# [Task goal]
Retype nothing but the lines from the start of the material up to and including the line with "const ref = useRef<HTMLCanvasElement". Pictures don't belong in the copy.

# [Collected data]
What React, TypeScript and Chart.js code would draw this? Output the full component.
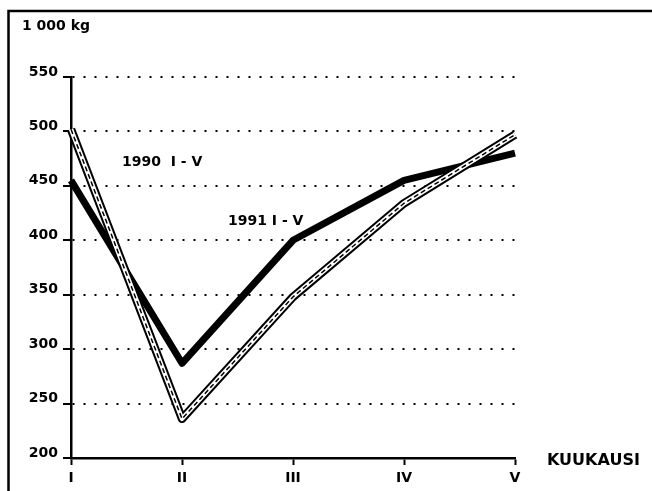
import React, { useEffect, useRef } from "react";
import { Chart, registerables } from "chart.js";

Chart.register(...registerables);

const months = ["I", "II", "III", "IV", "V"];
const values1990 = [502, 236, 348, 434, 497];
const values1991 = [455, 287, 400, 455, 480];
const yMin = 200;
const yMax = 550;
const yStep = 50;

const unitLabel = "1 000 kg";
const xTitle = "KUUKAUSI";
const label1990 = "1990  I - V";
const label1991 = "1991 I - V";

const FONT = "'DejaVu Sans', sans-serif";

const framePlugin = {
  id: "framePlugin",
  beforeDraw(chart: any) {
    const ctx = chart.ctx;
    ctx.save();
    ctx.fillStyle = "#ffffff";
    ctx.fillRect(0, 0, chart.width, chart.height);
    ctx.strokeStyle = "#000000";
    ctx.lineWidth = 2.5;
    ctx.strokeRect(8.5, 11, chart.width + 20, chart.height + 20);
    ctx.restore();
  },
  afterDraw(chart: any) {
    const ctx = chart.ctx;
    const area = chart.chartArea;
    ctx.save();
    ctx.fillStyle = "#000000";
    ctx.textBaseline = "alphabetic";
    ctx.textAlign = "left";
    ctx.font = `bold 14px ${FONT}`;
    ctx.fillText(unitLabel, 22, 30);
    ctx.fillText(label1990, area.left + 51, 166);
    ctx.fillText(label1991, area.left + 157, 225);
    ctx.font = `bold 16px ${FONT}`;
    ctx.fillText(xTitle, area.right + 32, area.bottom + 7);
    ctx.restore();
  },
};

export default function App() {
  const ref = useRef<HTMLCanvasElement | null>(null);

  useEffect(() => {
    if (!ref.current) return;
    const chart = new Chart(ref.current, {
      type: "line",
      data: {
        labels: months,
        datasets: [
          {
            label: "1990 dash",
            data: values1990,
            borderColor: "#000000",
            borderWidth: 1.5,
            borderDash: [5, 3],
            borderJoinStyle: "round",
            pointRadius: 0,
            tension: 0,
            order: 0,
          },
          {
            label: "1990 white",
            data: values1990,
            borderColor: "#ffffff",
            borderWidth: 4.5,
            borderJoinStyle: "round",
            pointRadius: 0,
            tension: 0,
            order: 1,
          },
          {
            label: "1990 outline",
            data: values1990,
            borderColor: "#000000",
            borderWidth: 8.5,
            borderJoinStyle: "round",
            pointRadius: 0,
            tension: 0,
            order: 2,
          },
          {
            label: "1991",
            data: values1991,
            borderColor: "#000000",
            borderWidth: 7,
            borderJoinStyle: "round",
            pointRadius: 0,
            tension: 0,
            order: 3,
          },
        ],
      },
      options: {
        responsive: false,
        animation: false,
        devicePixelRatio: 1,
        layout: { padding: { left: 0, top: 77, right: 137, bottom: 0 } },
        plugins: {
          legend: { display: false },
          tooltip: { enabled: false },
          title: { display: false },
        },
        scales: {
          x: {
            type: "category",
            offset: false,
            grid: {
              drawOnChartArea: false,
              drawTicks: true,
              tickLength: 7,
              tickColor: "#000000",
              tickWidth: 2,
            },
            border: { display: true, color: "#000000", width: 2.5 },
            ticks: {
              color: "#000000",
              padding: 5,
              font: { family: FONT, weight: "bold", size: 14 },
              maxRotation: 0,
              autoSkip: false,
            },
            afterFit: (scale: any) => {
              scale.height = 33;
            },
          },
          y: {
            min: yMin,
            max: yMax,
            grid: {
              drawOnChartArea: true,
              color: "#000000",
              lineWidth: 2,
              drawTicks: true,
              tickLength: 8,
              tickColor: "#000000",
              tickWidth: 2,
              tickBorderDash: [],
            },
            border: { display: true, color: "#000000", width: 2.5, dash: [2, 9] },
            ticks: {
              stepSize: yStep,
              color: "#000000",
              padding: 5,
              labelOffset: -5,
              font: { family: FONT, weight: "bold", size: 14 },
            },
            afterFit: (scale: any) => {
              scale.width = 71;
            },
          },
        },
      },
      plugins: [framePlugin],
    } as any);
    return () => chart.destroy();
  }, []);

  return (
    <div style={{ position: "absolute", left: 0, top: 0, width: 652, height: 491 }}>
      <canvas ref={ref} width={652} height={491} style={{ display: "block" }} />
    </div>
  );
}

# [Output for this exercise]
What React, TypeScript and Chart.js code would draw this? Output the full component.
import React, { useEffect, useRef } from "react";
import { Chart, registerables } from "chart.js";

Chart.register(...registerables);

const months = ["I", "II", "III", "IV", "V"];
const values1990 = [502, 236, 348, 434, 497];
const values1991 = [455, 287, 400, 455, 480];
const yMin = 200;
const yMax = 550;
const yStep = 50;

const unitLabel = "1 000 kg";
const xTitle = "KUUKAUSI";
const label1990 = "1990  I - V";
const label1991 = "1991 I - V";

const FONT = "'DejaVu Sans', sans-serif";

const framePlugin = {
  id: "framePlugin",
  beforeDraw(chart: any) {
    const ctx = chart.ctx;
    ctx.save();
    ctx.fillStyle = "#ffffff";
    ctx.fillRect(0, 0, chart.width, chart.height);
    ctx.strokeStyle = "#000000";
    ctx.lineWidth = 2.5;
    ctx.strokeRect(8.5, 11, chart.width + 20, chart.height + 20);
    ctx.restore();
  },
  afterDraw(chart: any) {
    const ctx = chart.ctx;
    const area = chart.chartArea;
    ctx.save();
    ctx.fillStyle = "#000000";
    ctx.textBaseline = "alphabetic";
    ctx.textAlign = "left";
    ctx.font = `bold 14px ${FONT}`;
    ctx.fillText(unitLabel, 22, 30);
    ctx.fillText(label1990, area.left + 51, 166);
    ctx.fillText(label1991, area.left + 157, 225);
    ctx.font = `bold 16px ${FONT}`;
    ctx.fillText(xTitle, area.right + 32, area.bottom + 7);
    ctx.restore();
  },
};

export default function App() {
  const ref = useRef<HTMLCanvasElement | null>(null);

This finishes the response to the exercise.